Leaving out every picture, quote the data below exactly as it appears.

++++ RECORDED INFORMATION ++++

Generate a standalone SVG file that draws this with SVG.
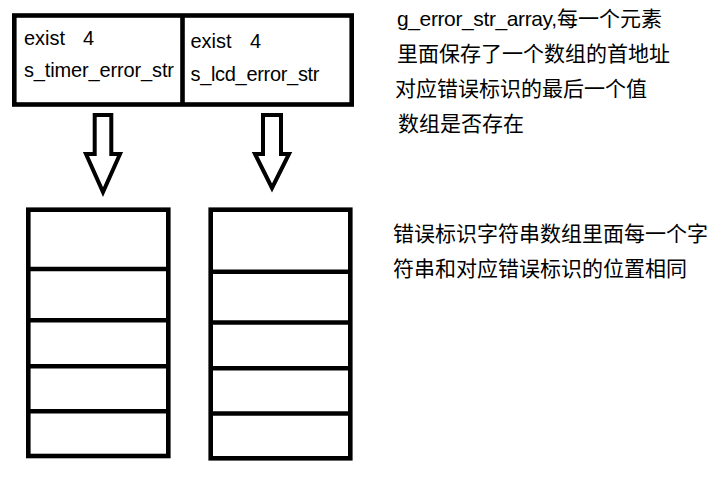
<svg xmlns="http://www.w3.org/2000/svg" width="723" height="491" viewBox="0 0 723 491">
<style>
.box{fill:#fff;stroke:#000;stroke-width:4.6}
.ln{stroke:#000;stroke-width:4.6;fill:none}
.arr{fill:#fff;stroke:#000;stroke-width:4;stroke-linejoin:miter}
.t{font-family:"Liberation Sans","Noto Sans CJK SC",sans-serif;font-size:20px;fill:#000}
.c{font-family:"Noto Sans CJK SC","Liberation Sans",sans-serif;font-size:21px;fill:#000}
</style>
<rect width="723" height="491" fill="#fff"/>
<g id="struct-array">
  <rect class="box" x="14.3" y="15.5" width="337.4" height="89"/>
  <line class="ln" x1="182.5" y1="15.5" x2="182.5" y2="104.5"/>
  <g id="elem-timer">
    <text class="t" x="24" y="45">exist<tspan x="83">4</tspan></text>
    <text class="t" x="24" y="77" textLength="150">s_timer_error_str</text>
  </g>
  <g id="elem-lcd">
    <text class="t" x="190.5" y="48">exist<tspan x="250">4</tspan></text>
    <text class="t" x="190.5" y="81" textLength="129">s_lcd_error_str</text>
  </g>
</g>
<g id="connectors">
  <polygon class="arr" points="94.7,115 111.3,115 111.3,154 120,154 103,192 86,154 94.7,154"/>
  <polygon class="arr" points="263,115 281,115 281,154 289,154 272,188 255,154 263,154"/>
</g>
<g id="timer-strings">
  <rect class="box" x="28.3" y="209.7" width="140" height="246.3"/>
  <line class="ln" x1="28.3" y1="269" x2="168.3" y2="269"/>
  <line class="ln" x1="28.3" y1="320.3" x2="168.3" y2="320.3"/>
  <line class="ln" x1="28.3" y1="366.3" x2="168.3" y2="366.3"/>
  <line class="ln" x1="28.3" y1="411.3" x2="168.3" y2="411.3"/>
</g>
<g id="lcd-strings">
  <rect class="box" x="210.7" y="209.7" width="139.6" height="248.6"/>
  <line class="ln" x1="210.7" y1="271.7" x2="350.3" y2="271.7"/>
  <line class="ln" x1="210.7" y1="322.5" x2="350.3" y2="322.5"/>
  <line class="ln" x1="210.7" y1="368.3" x2="350.3" y2="368.3"/>
  <line class="ln" x1="210.7" y1="413.5" x2="350.3" y2="413.5"/>
</g>
<g id="note-top">
  <text class="c" x="397" y="26"><tspan font-family="Liberation Sans, sans-serif" textLength="160">g_error_str_array,</tspan><tspan x="557">每一个元素</tspan></text>
  <text class="c" x="397" y="61">里面保存了一个数组的首地址</text>
  <text class="c" x="395" y="96">对应错误标识的最后一个值</text>
  <text class="c" x="398" y="131">数组是否存在</text>
</g>
<g id="note-bottom">
  <text class="c" x="393" y="241">错误标识字符串数组里面每一个字</text>
  <text class="c" x="393" y="276">符串和对应错误标识的位置相同</text>
</g>
</svg>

++++

• ANSWER BELOW:
Generate a standalone SVG file that draws this with SVG.
<svg xmlns="http://www.w3.org/2000/svg" width="723" height="491" viewBox="0 0 723 491">
<style>
.box{fill:#fff;stroke:#000;stroke-width:4.6}
.ln{stroke:#000;stroke-width:4.6;fill:none}
.arr{fill:#fff;stroke:#000;stroke-width:4;stroke-linejoin:miter}
.t{font-family:"Liberation Sans","Noto Sans CJK SC",sans-serif;font-size:20px;fill:#000}
.c{font-family:"Noto Sans CJK SC","Liberation Sans",sans-serif;font-size:21px;fill:#000}
</style>
<rect width="723" height="491" fill="#fff"/>
<g id="struct-array">
  <rect class="box" x="14.3" y="15.5" width="337.4" height="89"/>
  <line class="ln" x1="182.5" y1="15.5" x2="182.5" y2="104.5"/>
  <g id="elem-timer">
    <text class="t" x="24" y="45">exist<tspan x="83">4</tspan></text>
    <text class="t" x="24" y="77" textLength="150">s_timer_error_str</text>
  </g>
  <g id="elem-lcd">
    <text class="t" x="190.5" y="48">exist<tspan x="250">4</tspan></text>
    <text class="t" x="190.5" y="81" textLength="129">s_lcd_error_str</text>
  </g>
</g>
<g id="connectors">
  <polygon class="arr" points="94.7,115 111.3,115 111.3,154 120,154 103,192 86,154 94.7,154"/>
  <polygon class="arr" points="263,115 281,115 281,154 289,154 272,188 255,154 263,154"/>
</g>
<g id="timer-strings">
  <rect class="box" x="28.3" y="209.7" width="140" height="246.3"/>
  <line class="ln" x1="28.3" y1="269" x2="168.3" y2="269"/>
  <line class="ln" x1="28.3" y1="320.3" x2="168.3" y2="320.3"/>
  <line class="ln" x1="28.3" y1="366.3" x2="168.3" y2="366.3"/>
  <line class="ln" x1="28.3" y1="411.3" x2="168.3" y2="411.3"/>
</g>
<g id="lcd-strings">
  <rect class="box" x="210.7" y="209.7" width="139.6" height="248.6"/>
  <line class="ln" x1="210.7" y1="271.7" x2="350.3" y2="271.7"/>
  <line class="ln" x1="210.7" y1="322.5" x2="350.3" y2="322.5"/>
  <line class="ln" x1="210.7" y1="368.3" x2="350.3" y2="368.3"/>
  <line class="ln" x1="210.7" y1="413.5" x2="350.3" y2="413.5"/>
</g>
<g id="note-top">
  <text class="c" x="397" y="26"><tspan font-family="Liberation Sans, sans-serif" textLength="160">g_error_str_array,</tspan><tspan x="557">每一个元素</tspan></text>
  <text class="c" x="397" y="61">里面保存了一个数组的首地址</text>
  <text class="c" x="395" y="96">对应错误标识的最后一个值</text>
  <text class="c" x="398" y="131">数组是否存在</text>
</g>
<g id="note-bottom">
  <text class="c" x="393" y="241">错误标识字符串数组里面每一个字</text>
  <text class="c" x="393" y="276">符串和对应错误标识的位置相同</text>
</g>
</svg>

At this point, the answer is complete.